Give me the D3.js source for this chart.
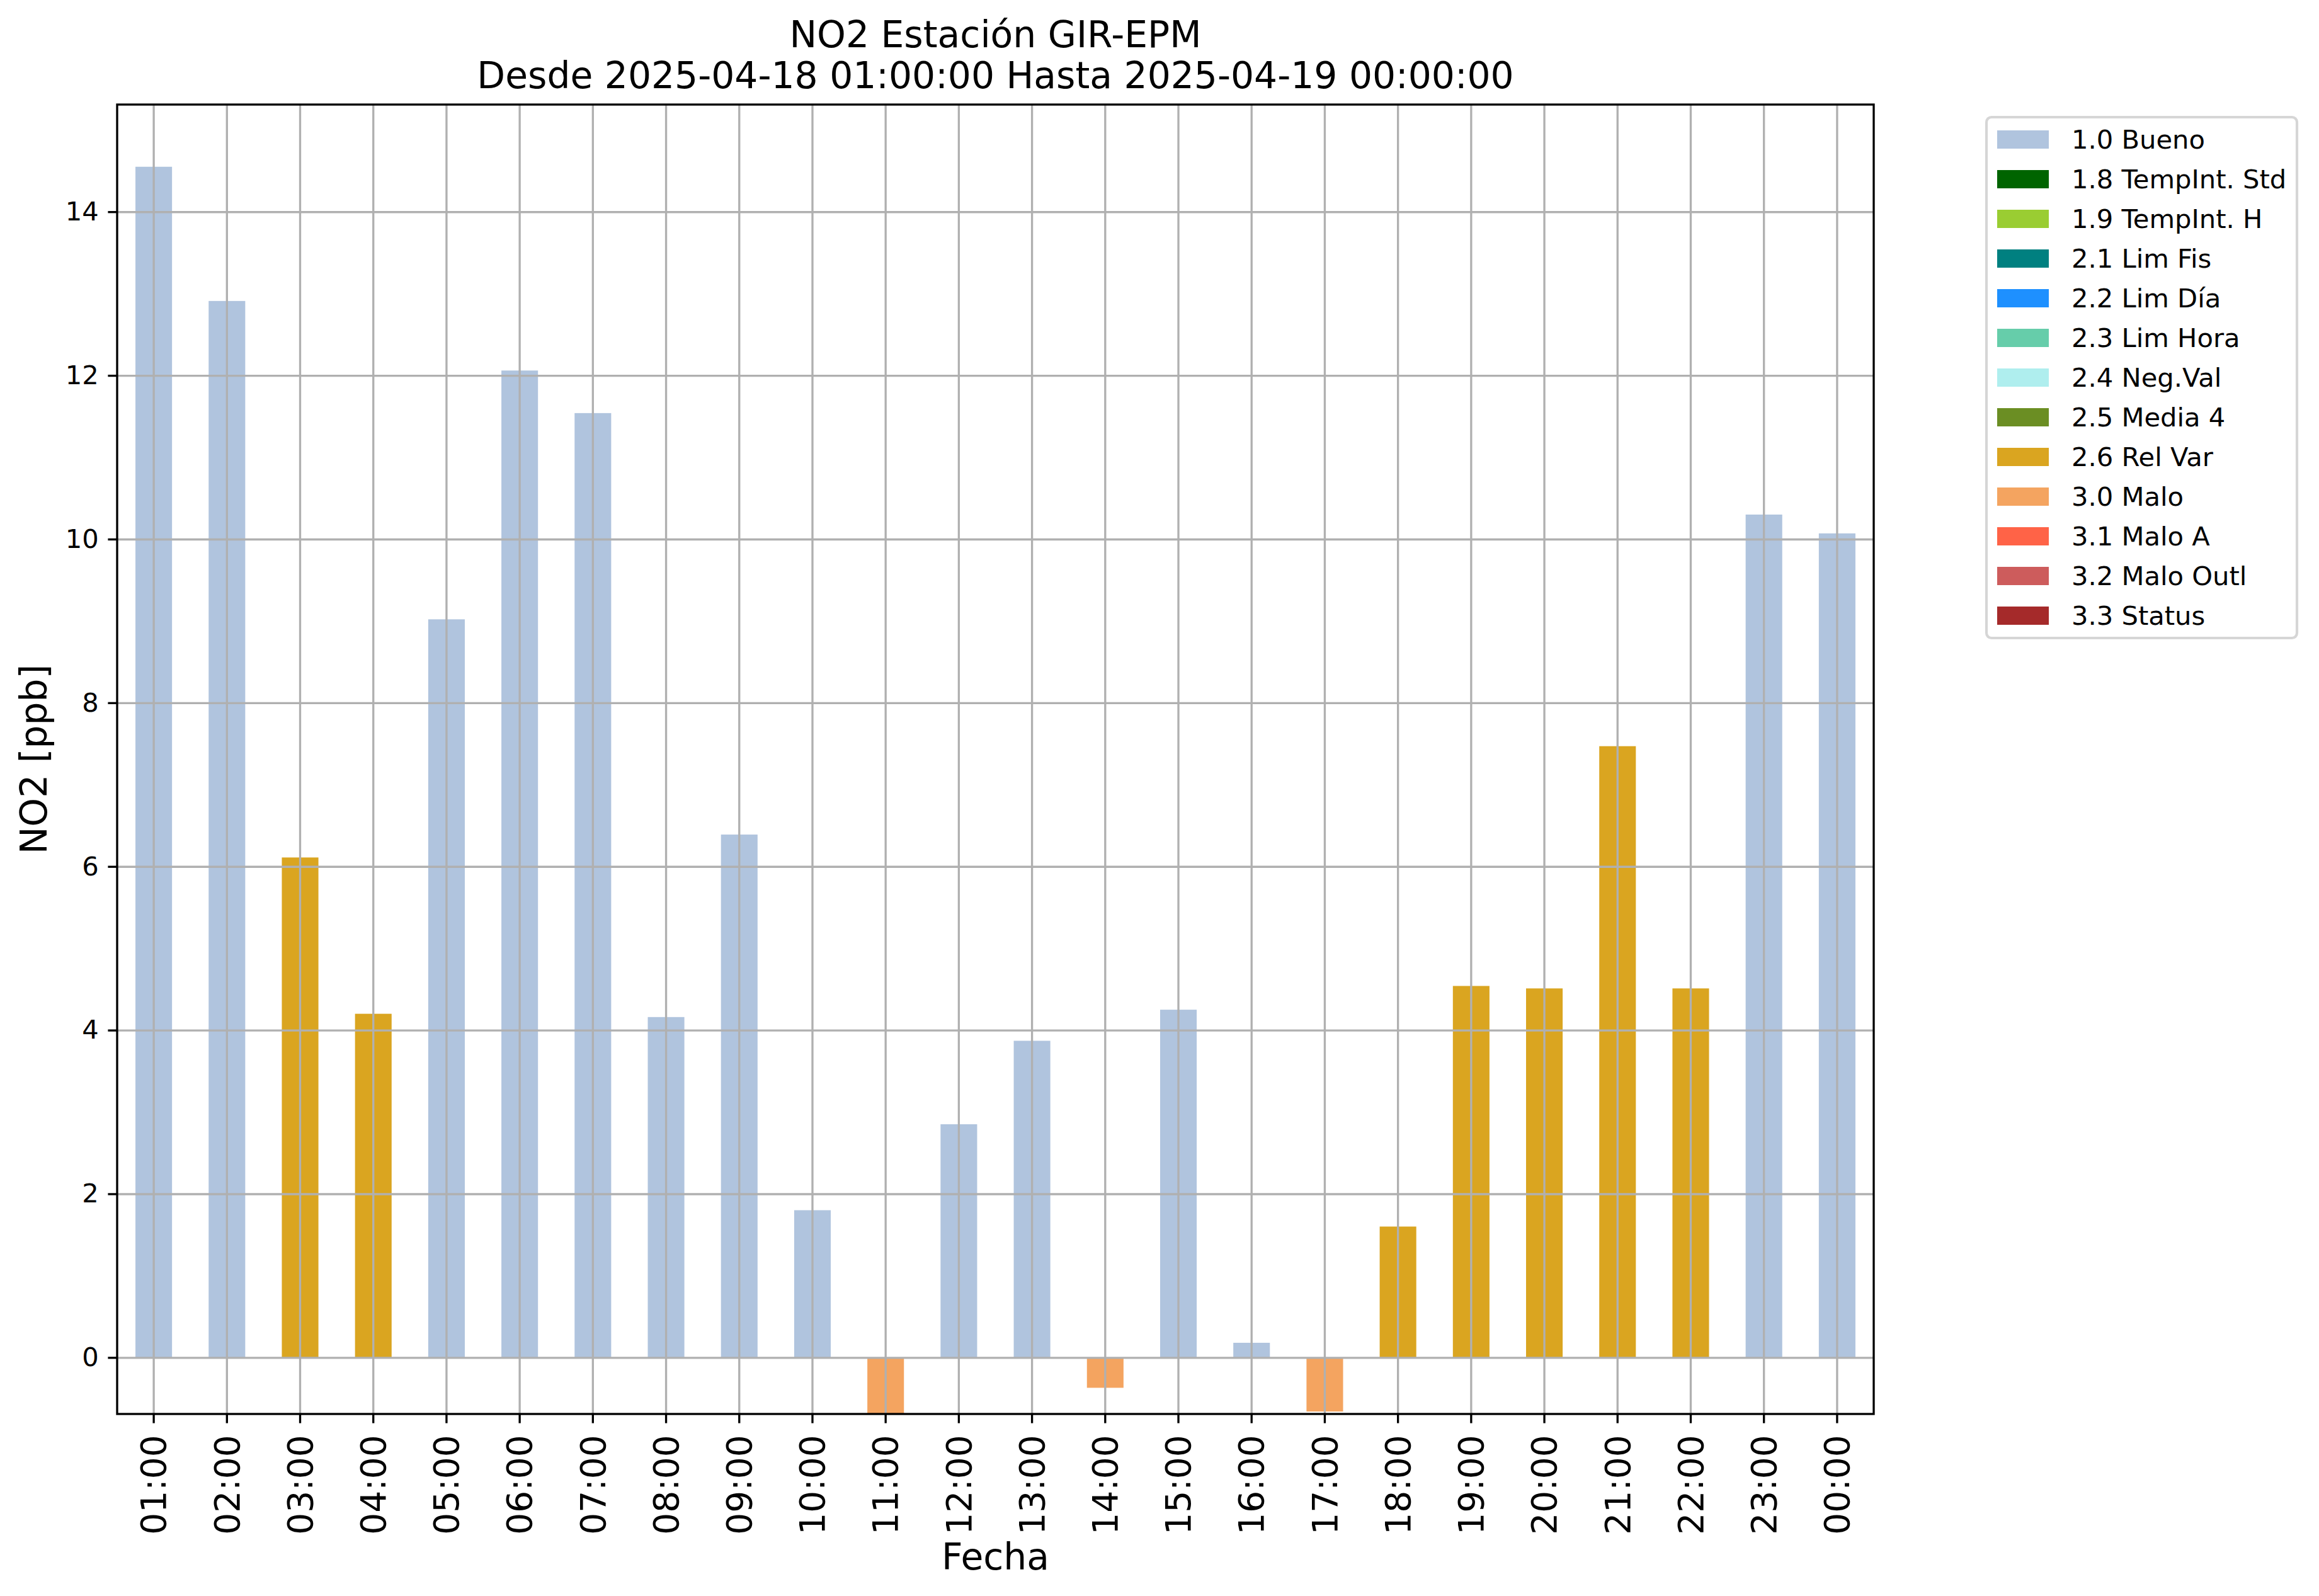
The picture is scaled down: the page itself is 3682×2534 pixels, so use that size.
<!DOCTYPE html>
<html>
<head>
<meta charset="utf-8">
<script src="https://cdn.jsdelivr.net/npm/d3@7"></script>
<style>
    body { margin: 0; background: #ffffff; }
    svg { display: block; font-family: "DejaVu Sans", sans-serif; }
</style>
</head>
<body>
<svg id="chart"></svg>
<script>
// datos
var hours = ["01:00", "02:00", "03:00", "04:00", "05:00", "06:00", "07:00", "08:00",
    "09:00", "10:00", "11:00", "12:00", "13:00", "14:00", "15:00", "16:00",
    "17:00", "18:00", "19:00", "20:00", "21:00", "22:00", "23:00", "00:00"];
var values = [14.55, 12.91, 6.11, 4.20, 9.02, 12.06, 11.54, 4.16,
    6.39, 1.80, -0.80, 2.85, 3.87, -0.37, 4.25, 0.18,
    -0.66, 1.60, 4.54, 4.51, 7.47, 4.51, 10.30, 10.07];
var flags = ["1.0 Bueno", "1.0 Bueno", "2.6 Rel Var", "2.6 Rel Var", "1.0 Bueno", "1.0 Bueno", "1.0 Bueno", "1.0 Bueno",
    "1.0 Bueno", "1.0 Bueno", "3.0 Malo", "1.0 Bueno", "1.0 Bueno", "3.0 Malo", "1.0 Bueno", "1.0 Bueno",
    "3.0 Malo", "2.6 Rel Var", "2.6 Rel Var", "2.6 Rel Var", "2.6 Rel Var", "2.6 Rel Var", "1.0 Bueno", "1.0 Bueno"];
var flagNames = ["1.0 Bueno", "1.8 TempInt. Std", "1.9 TempInt. H", "2.1 Lim Fis", "2.2 Lim Día",
    "2.3 Lim Hora", "2.4 Neg.Val", "2.5 Media 4", "2.6 Rel Var", "3.0 Malo",
    "3.1 Malo A", "3.2 Malo Outl", "3.3 Status"];
var flagColors = ["#B0C4DE", "#006400", "#9ACD32", "#008080", "#1E90FF",
    "#66CDAA", "#AFEEEE", "#6B8E23", "#DAA520", "#F4A460",
    "#FF6347", "#CD5C5C", "#A52A2A"];
var yTicks = [0, 2, 4, 6, 8, 10, 12, 14];
var yDomain = [-0.69, 15.31];

var svgW = 3682, svgH = 2534;
var plot = { left: 186, right: 2975, top: 166, bottom: 2245 };
var lw = 3.33, tickLen = 14.6, tickPad = 14.6;
var gridColor = "#b0b0b0";

var datas = hours.map(function (h, i) {
    return { hour: h, value: values[i], flag: flags[i] };
});

var colorScale = d3.scaleOrdinal().domain(flagNames).range(flagColors);
var xScale = d3.scaleBand().domain(hours).range([plot.left, plot.right]).padding(0);
var yScale = d3.scaleLinear().domain(yDomain).range([plot.bottom, plot.top]);

var svg = d3.select("#chart").attr("width", svgW).attr("height", svgH);
svg.append("rect").attr("width", svgW).attr("height", svgH).attr("fill", "#ffffff");

svg.append("clipPath").attr("id", "plotClip")
    .append("rect")
    .attr("x", plot.left).attr("y", plot.top)
    .attr("width", plot.right - plot.left)
    .attr("height", plot.bottom - plot.top);

// barras
var barW = xScale.bandwidth() * 0.5;
svg.append("g").attr("clip-path", "url(#plotClip)")
    .selectAll("rect")
    .data(datas)
    .enter()
    .append("rect")
    .attr("x", function (d) { return xScale(d.hour) + xScale.bandwidth() / 2 - barW / 2; })
    .attr("width", barW)
    .attr("y", function (d) { return yScale(Math.max(0, d.value)); })
    .attr("height", function (d) { return Math.abs(yScale(d.value) - yScale(0)); })
    .attr("fill", function (d) { return colorScale(d.flag); });

// grilla encima de las barras
var xAxisG = svg.append("g").attr("transform", `translate(0,${plot.bottom})`);
xAxisG.call(d3.axisBottom(xScale).tickSizeInner(-(plot.bottom - plot.top)).tickSizeOuter(0).tickFormat(""));
xAxisG.select(".domain").remove();
xAxisG.selectAll(".tick line").attr("stroke", gridColor).attr("stroke-width", lw);

var yAxisG = svg.append("g").attr("transform", `translate(${plot.left},0)`);
yAxisG.call(d3.axisLeft(yScale).tickValues(yTicks).tickSizeInner(-(plot.right - plot.left)).tickSizeOuter(0).tickFormat(""));
yAxisG.select(".domain").remove();
yAxisG.selectAll(".tick line").attr("stroke", gridColor).attr("stroke-width", lw);

// ticks y etiquetas
var xTickG = svg.append("g").attr("transform", `translate(0,${plot.bottom})`);
xTickG.call(d3.axisBottom(xScale).tickSizeInner(tickLen).tickSizeOuter(0).tickPadding(tickPad));
xTickG.select(".domain").remove();
xTickG.selectAll(".tick line").attr("stroke", "#000").attr("stroke-width", lw);
xTickG.selectAll(".tick text")
    .attr("font-size", 55)
    .attr("font-family", "DejaVu Sans")
    .attr("fill", "#000")
    .attr("text-anchor", "end")
    .attr("transform", `translate(0,${tickLen + tickPad + 4}) rotate(-90)`)
    .attr("x", 0)
    .attr("y", 0)
    .attr("dy", "0.35em");

var yTickG = svg.append("g").attr("transform", `translate(${plot.left},0)`);
yTickG.call(d3.axisLeft(yScale).tickValues(yTicks).tickSizeInner(tickLen).tickSizeOuter(0).tickPadding(tickPad));
yTickG.select(".domain").remove();
yTickG.selectAll(".tick line").attr("stroke", "#000").attr("stroke-width", lw);
yTickG.selectAll(".tick text")
    .attr("font-size", 41.67)
    .attr("font-family", "DejaVu Sans")
    .attr("fill", "#000");

// marco
svg.append("rect")
    .attr("x", plot.left).attr("y", plot.top)
    .attr("width", plot.right - plot.left)
    .attr("height", plot.bottom - plot.top)
    .attr("fill", "none")
    .attr("stroke", "#000")
    .attr("stroke-width", lw);

// titulos
var cx = (plot.left + plot.right) / 2;
svg.append("text").attr("x", cx).attr("y", 75)
    .attr("text-anchor", "middle").attr("font-size", 58.3)
    .text("NO2 Estación GIR-EPM");
svg.append("text").attr("x", cx).attr("y", 140)
    .attr("text-anchor", "middle").attr("font-size", 58.3)
    .text("Desde 2025-04-18 01:00:00 Hasta 2025-04-19 00:00:00");
svg.append("text").attr("x", cx).attr("y", 2492)
    .attr("text-anchor", "middle").attr("font-size", 58.3)
    .text("Fecha");
svg.append("text")
    .attr("transform", `translate(74,${(plot.top + plot.bottom) / 2}) rotate(-90)`)
    .attr("text-anchor", "middle").attr("font-size", 58.3)
    .text("NO2 [ppb]");

// leyenda
var legend = { x: 3154, y: 186, w: 493, rowH: 63, first: 221.5 };
var legendG = svg.append("g");
legendG.append("rect")
    .attr("x", legend.x).attr("y", legend.y)
    .attr("width", legend.w)
    .attr("height", legend.first - legend.y + legend.rowH * (flagNames.length - 1) + 14.5 + 21)
    .attr("rx", 8)
    .attr("fill", "#ffffff").attr("fill-opacity", 0.8)
    .attr("stroke", "#d6d6d6").attr("stroke-width", 4.17);
var rows = legendG.selectAll(".legendRow")
    .data(flagNames)
    .enter()
    .append("g")
    .attr("class", "legendRow")
    .attr("transform", function (d, i) { return `translate(0,${legend.first + i * legend.rowH})`; });
rows.append("rect")
    .attr("x", 3171).attr("y", -14.5)
    .attr("width", 82).attr("height", 29)
    .attr("fill", function (d) { return colorScale(d); });
rows.append("text")
    .attr("x", 3289).attr("y", 14.5)
    .attr("font-size", 41.67)
    .text(function (d) { return d; });
</script>
</body>
</html>
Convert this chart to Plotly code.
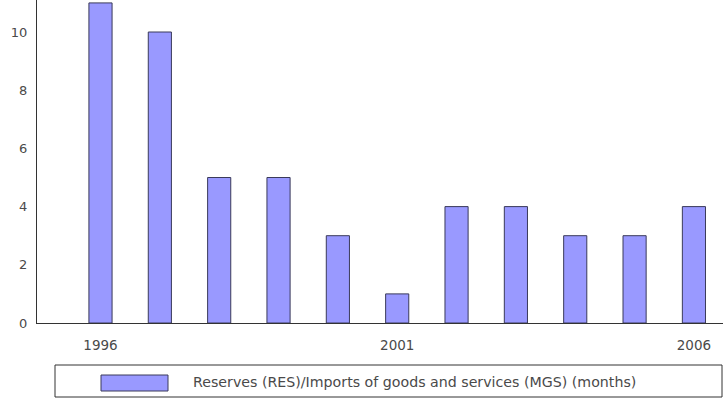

→ What is needed:
Among the entries above, identify all lines with "chart" and copy them.

→ Exercise response:
Give me the D3.js source for this chart.
<svg id="chart"></svg>
var svg = d3.select("#chart").attr("width", svgW).attr("height", svgH);
Convert this chart to Plotly code.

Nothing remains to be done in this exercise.